Almost all current cases of Covid-19 in Victoria, Australia, can be linked to returned travellers quarantined in the state, an inquiry has heard.
The inquiry also heard guards at quarantine hotels were given “inappropriate” training advice.
Australian media report that guards were told masks and other protection would not be necessary, as long as they adhered to 1.5m social distancing.
Victoria is currently in lockdown because of a second wave of infections.
Stricter “stage four” restrictions were put in place in the city of Melbourne on 2 August for six weeks.
On Monday, Victoria recorded 25 more deaths and 282 new cases of the virus, making it the state’s deadliest single day since the start of the pandemic.
At the end of March, Australia’s federal government said everyone returning to the country from abroad would need to enter mandatory quarantine programmes, which would be run by individual states.
Prof Ben Howden, director of the Melbourne-based infectious diseases centre Doherty Institute, told the inquiry into Victoria’s hotel quarantine system that genomic sequencing data suggested that at least 99% of cases at the end of July could be traced to people who had returned after travelling abroad.
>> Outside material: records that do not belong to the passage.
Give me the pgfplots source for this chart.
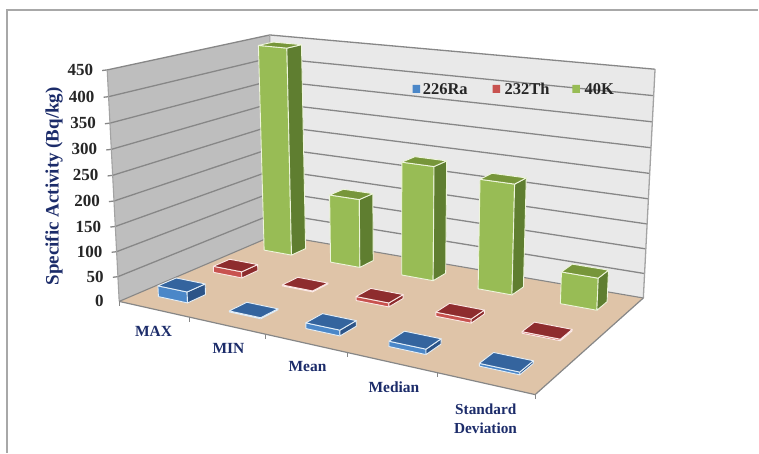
\documentclass[border=0pt]{standalone}
\usepackage{fontspec}
\setmainfont{Liberation Serif}
\usepackage{pgfplots}
\pgfplotsset{compat=1.18}

\definecolor{wallleft}{HTML}{BEBEBE}
\definecolor{wallback}{HTML}{E9E9E9}
\definecolor{floorc}{HTML}{DFC4A8}
\definecolor{gridc}{HTML}{878787}
\definecolor{edgec}{HTML}{A3A3A3}
\definecolor{frameC}{HTML}{A8A8A8}
\definecolor{navy}{HTML}{1C2C6A}
\definecolor{kfront}{HTML}{98BC55}
\definecolor{kside}{HTML}{5F7E30}
\definecolor{ktop}{HTML}{77963A}
\definecolor{klink}{HTML}{EEF5DC}
\definecolor{thfront}{HTML}{C8524F}
\definecolor{thside}{HTML}{8C2B2C}
\definecolor{thtop}{HTML}{8E2C2E}
\definecolor{thlink}{HTML}{FBE9E6}
\definecolor{rafront}{HTML}{4B87C8}
\definecolor{raside}{HTML}{2C5488}
\definecolor{ratop}{HTML}{34649E}
\definecolor{ralink}{HTML}{E2EEF8}

% Perspective of the 3-D box: X along the categories (0..1), Y into the depth (0..1),
% and V the activity in Bq/kg (0..450); results are in drawing units.
\pgfmathdeclarefunction{wd}{3}{\pgfmathparse{1-0.18882*#1+0.18549*#2-0.0431*(#3/450)}}
\pgfmathdeclarefunction{pu}{3}{\pgfmathparse{(315.25*#1+207.3*#2+119.3+(-16.63+1.52*#1-1.52*#2)*(#3/450))/wd(#1,#2,#3)}}
\pgfmathdeclarefunction{pv}{3}{\pgfmathparse{(18.72*#1-23.11*#2+301.7+(-234.72+7.38*#1-3.89*#2)*(#3/450))/wd(#1,#2,#3)}}

% \ppt{name}{X}{Y}{V} stores a projected point as "(u,v)"
\newcommand{\ppt}[4]{%
  \pgfmathsetmacro\tu{pu(#2,#3,#4)}%
  \pgfmathsetmacro\tv{pv(#2,#3,#4)}%
  \expandafter\edef\csname #1\endcsname{(\tu,\tv)}}

% \face{options}{p1}{p2}{p3}{p4} fills one quadrilateral
\newcommand{\face}[5]{%
  \edef\tmp{\noexpand\addplot[#1] coordinates {#2 #3 #4 #5 #2};}\tmp}

% \threedbar{category}{series}{value}{front}{side}{top}{outline}
\newcommand{\threedbar}[7]{%
  \pgfmathsetmacro\xa{0.2*#1+0.055}\pgfmathsetmacro\xb{0.2*#1+0.139}%
  \ifcase#2 \def\ya{0.114}\def\yb{0.220}\or \def\ya{0.447}\def\yb{0.553}\or \def\ya{0.790}\def\yb{0.895}\fi
  \ppt{pa}{\xa}{\ya}{0}\ppt{pb}{\xb}{\ya}{0}\ppt{pc}{\xb}{\yb}{0}%
  \ppt{qa}{\xa}{\ya}{#3}\ppt{qb}{\xb}{\ya}{#3}\ppt{qc}{\xb}{\yb}{#3}\ppt{qd}{\xa}{\yb}{#3}%
  \face{fill=#4,draw=#7,line width=0.9pt,line join=round}{\pa}{\pb}{\qb}{\qa}%
  \face{fill=#5,draw=#7,line width=0.9pt,line join=round}{\pb}{\pc}{\qc}{\qb}%
  \face{fill=#6,draw=#7,line width=0.9pt,line join=round}{\qa}{\qb}{\qc}{\qd}%
}

% \gridlevel{value} draws the grid line round both walls, its tick and its label
\newcommand{\gridlevel}[1]{%
  \ppt{ga}{0}{0}{#1}\ppt{gb}{0}{1}{#1}\ppt{gc}{1}{1}{#1}%
  \pgfmathsetmacro\tu{pu(0,0,#1)-5}\pgfmathsetmacro\tv{pv(0,0,#1)+0.6}%
  \edef\tmp{\noexpand\addplot[draw=gridc,line width=1.3pt] coordinates {(\tu,\tv) \ga \gb \gc};}\tmp
  \node[anchor=east,font=\fontsize{17}{17}\selectfont\bfseries,inner sep=0pt,text=black!85]
    at (axis cs:{pu(0,0,#1)-14},{pv(0,0,#1)}) {#1};%
}

% \floortick{X} marks a category boundary on the front edge of the floor
\newcommand{\floortick}[1]{%
  \pgfmathsetmacro\tu{pu(#1,0,0)}\pgfmathsetmacro\tv{pv(#1,0,0)}%
  \pgfmathsetmacro\tw{\tv+4.5}%
  \edef\tmp{\noexpand\addplot[draw=gridc,line width=1pt] coordinates {(\tu,\tv) (\tu,\tw)};}\tmp
}

\newcommand{\swatch}[3]{%
  \addplot[fill=#1,draw=none] coordinates {(#2,85) (#3,85) (#3,93) (#2,93) (#2,85)};}

\begin{document}
\begin{tikzpicture}
\begin{axis}[
  scale only axis,
  width=759pt, height=453pt,
  xmin=0, xmax=759, ymin=0, ymax=453,
  y dir=reverse,
  axis lines=none,
  clip=false,
]
% page background and chart frame
\addplot[fill=white,draw=none] coordinates {(0,0) (759,0) (759,453) (0,453) (0,0)};
\addplot[draw=frameC,line width=1.5pt] coordinates {(7,453) (7,10) (759,10)};

% walls and floor
\ppt{A}{0}{0}{0}\ppt{B}{1}{0}{0}\ppt{C}{1}{1}{0}\ppt{D}{0}{1}{0}
\ppt{At}{0}{0}{450}\ppt{Ct}{1}{1}{450}\ppt{Dt}{0}{1}{450}
\face{fill=wallleft,draw=none}{\A}{\D}{\Dt}{\At}
\face{fill=wallback,draw=none}{\D}{\C}{\Ct}{\Dt}
\face{fill=floorc,draw=none}{\A}{\B}{\C}{\D}

\gridlevel{50}\gridlevel{100}\gridlevel{150}\gridlevel{200}
\gridlevel{250}\gridlevel{300}\gridlevel{350}\gridlevel{400}\gridlevel{450}
\node[anchor=east,font=\fontsize{17}{17}\selectfont\bfseries,inner sep=0pt,text=black!85]
  at (axis cs:104,{pv(0,0,0)}) {0};

% outline of the box
\edef\tmp{\noexpand\addplot[draw=edgec,line width=1.1pt] coordinates {\A \At};}\tmp
\edef\tmp{\noexpand\addplot[draw=edgec,line width=1.1pt] coordinates {\D \Dt};}\tmp
\edef\tmp{\noexpand\addplot[draw=edgec,line width=1.3pt] coordinates {\C \Ct};}\tmp
\edef\tmp{\noexpand\addplot[draw=gridc,line width=1.1pt] coordinates {\A \D \C};}\tmp
\edef\tmp{\noexpand\addplot[draw=gridc,line width=1.2pt] coordinates {\A \B \C};}\tmp
\floortick{0}\floortick{0.2}\floortick{0.4}\floortick{0.6}\floortick{0.8}\floortick{1}

% 40K
\threedbar{0}{2}{445}{kfront}{kside}{ktop}{klink}
\threedbar{1}{2}{146}{kfront}{kside}{ktop}{klink}
\threedbar{2}{2}{237}{kfront}{kside}{ktop}{klink}
\threedbar{3}{2}{224}{kfront}{kside}{ktop}{klink}
\threedbar{4}{2}{64}{kfront}{kside}{ktop}{klink}
% 232Th
\threedbar{0}{1}{13}{thfront}{thside}{thtop}{thlink}
\threedbar{1}{1}{2}{thfront}{thside}{thtop}{thlink}
\threedbar{2}{1}{8}{thfront}{thside}{thtop}{thlink}
\threedbar{3}{1}{8}{thfront}{thside}{thtop}{thlink}
\threedbar{4}{1}{3}{thfront}{thside}{thtop}{thlink}
% 226Ra
\threedbar{0}{0}{22}{rafront}{raside}{ratop}{ralink}
\threedbar{1}{0}{2}{rafront}{raside}{ratop}{ralink}
\threedbar{2}{0}{11}{rafront}{raside}{ratop}{ralink}
\threedbar{3}{0}{10}{rafront}{raside}{ratop}{ralink}
\threedbar{4}{0}{5}{rafront}{raside}{ratop}{ralink}

% legend
\swatch{rafront}{413}{420.5}
\swatch{thfront}{493}{500.5}
\swatch{kfront}{573}{580.5}
\node[anchor=west,inner sep=0pt,font=\fontsize{16.5}{16.5}\selectfont\bfseries,text=black!85] at (axis cs:423,89) {226Ra};
\node[anchor=west,inner sep=0pt,font=\fontsize{16.5}{16.5}\selectfont\bfseries,text=black!85] at (axis cs:505,89) {232Th};
\node[anchor=west,inner sep=0pt,font=\fontsize{16.5}{16.5}\selectfont\bfseries,text=black!85] at (axis cs:585,89) {40K};

% axis title and category names
\node[rotate=90,inner sep=0pt,font=\fontsize{19}{19}\selectfont\bfseries,text=navy] at (axis cs:54,186.5) {Specific Activity (Bq/kg)};
\node[inner sep=0pt,font=\fontsize{15.5}{15.5}\selectfont\bfseries,text=navy] at (axis cs:153.7,332) {MAX};
\node[inner sep=0pt,font=\fontsize{15.5}{15.5}\selectfont\bfseries,text=navy] at (axis cs:228.7,349) {MIN};
\node[inner sep=0pt,font=\fontsize{15.5}{15.5}\selectfont\bfseries,text=navy] at (axis cs:307.8,367.3) {Mean};
\node[inner sep=0pt,font=\fontsize{15.5}{15.5}\selectfont\bfseries,text=navy] at (axis cs:394.3,387.7) {Median};
\node[inner sep=0pt,font=\fontsize{15.3}{15.3}\selectfont\bfseries,text=navy] at (axis cs:486.3,409.3) {Standard};
\node[inner sep=0pt,font=\fontsize{15.3}{15.3}\selectfont\bfseries,text=navy] at (axis cs:486,429) {Deviation};
\end{axis}
\end{tikzpicture}
\end{document}
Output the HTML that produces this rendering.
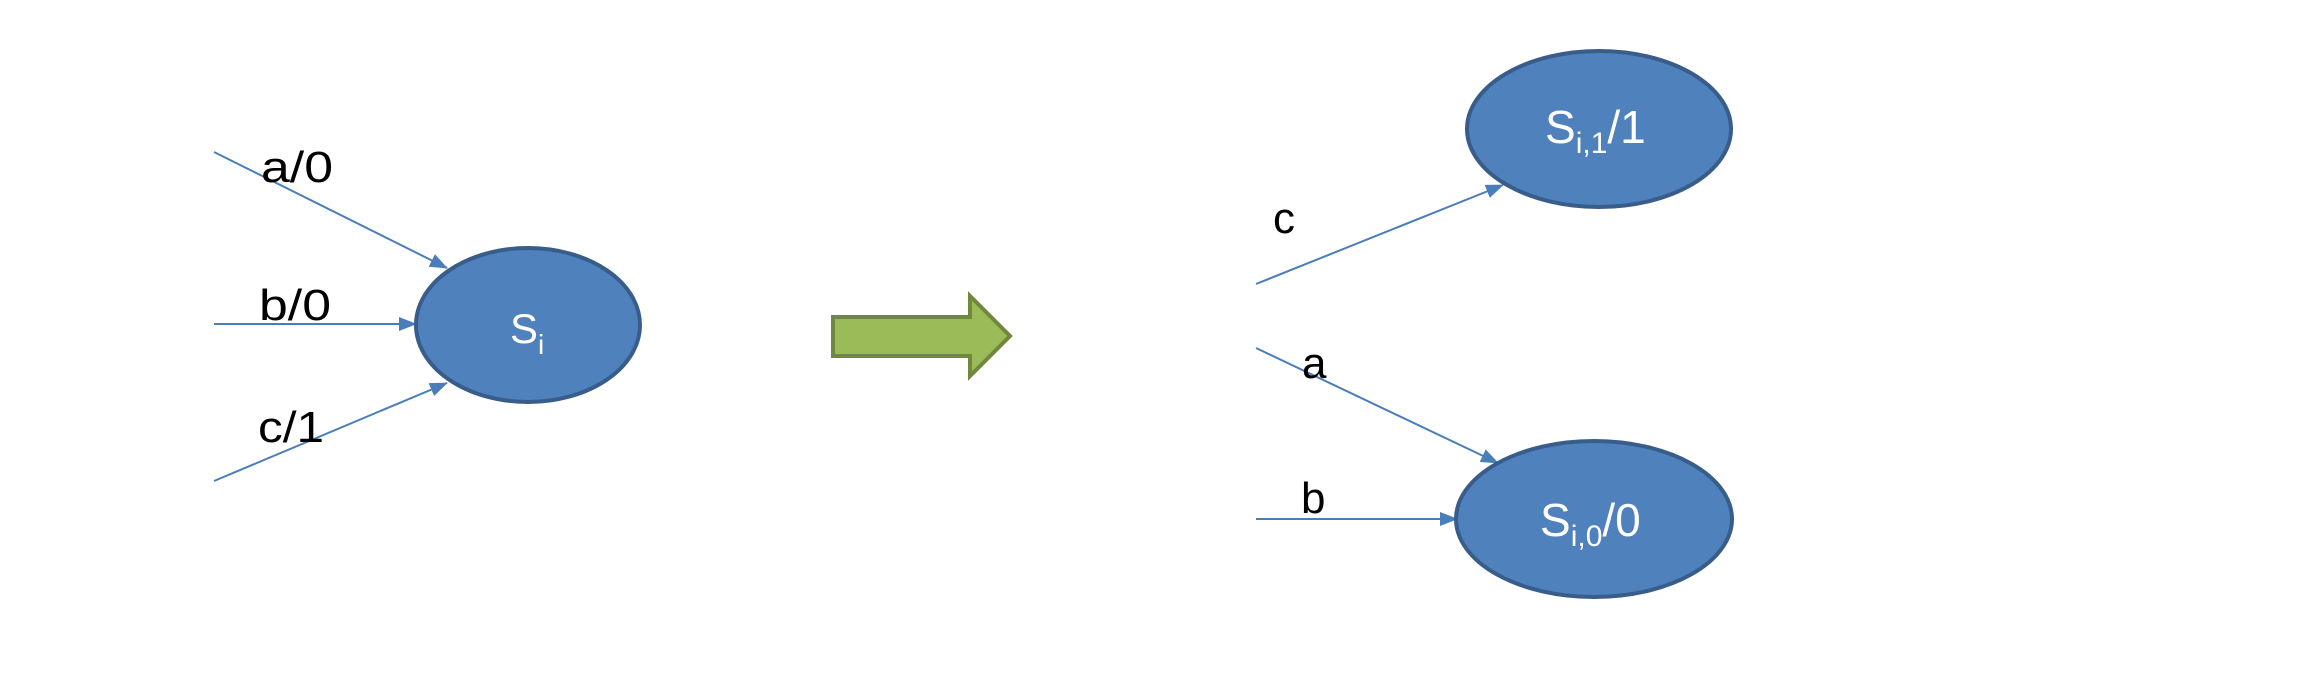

However, he did not specifically link the cases to people in these programmes or to any particular hotels.
The sequencing looked at 46% of the state’s cases up to 23 July, he said, adding that they were “incredibly confident about the accuracy of that clustering”.
Barrister Tony Neal QC said the inquiry would aim to determine how the programme was structured and who was ultimately responsible for running it, as well as what improvements could be made for future quarantine programmes.
The quarantine programme “fell short of its goal” of preventing the spread of Covid-19, and for some people in quarantine it was “not clear who was in overall command of the operation”, Mr Neal said.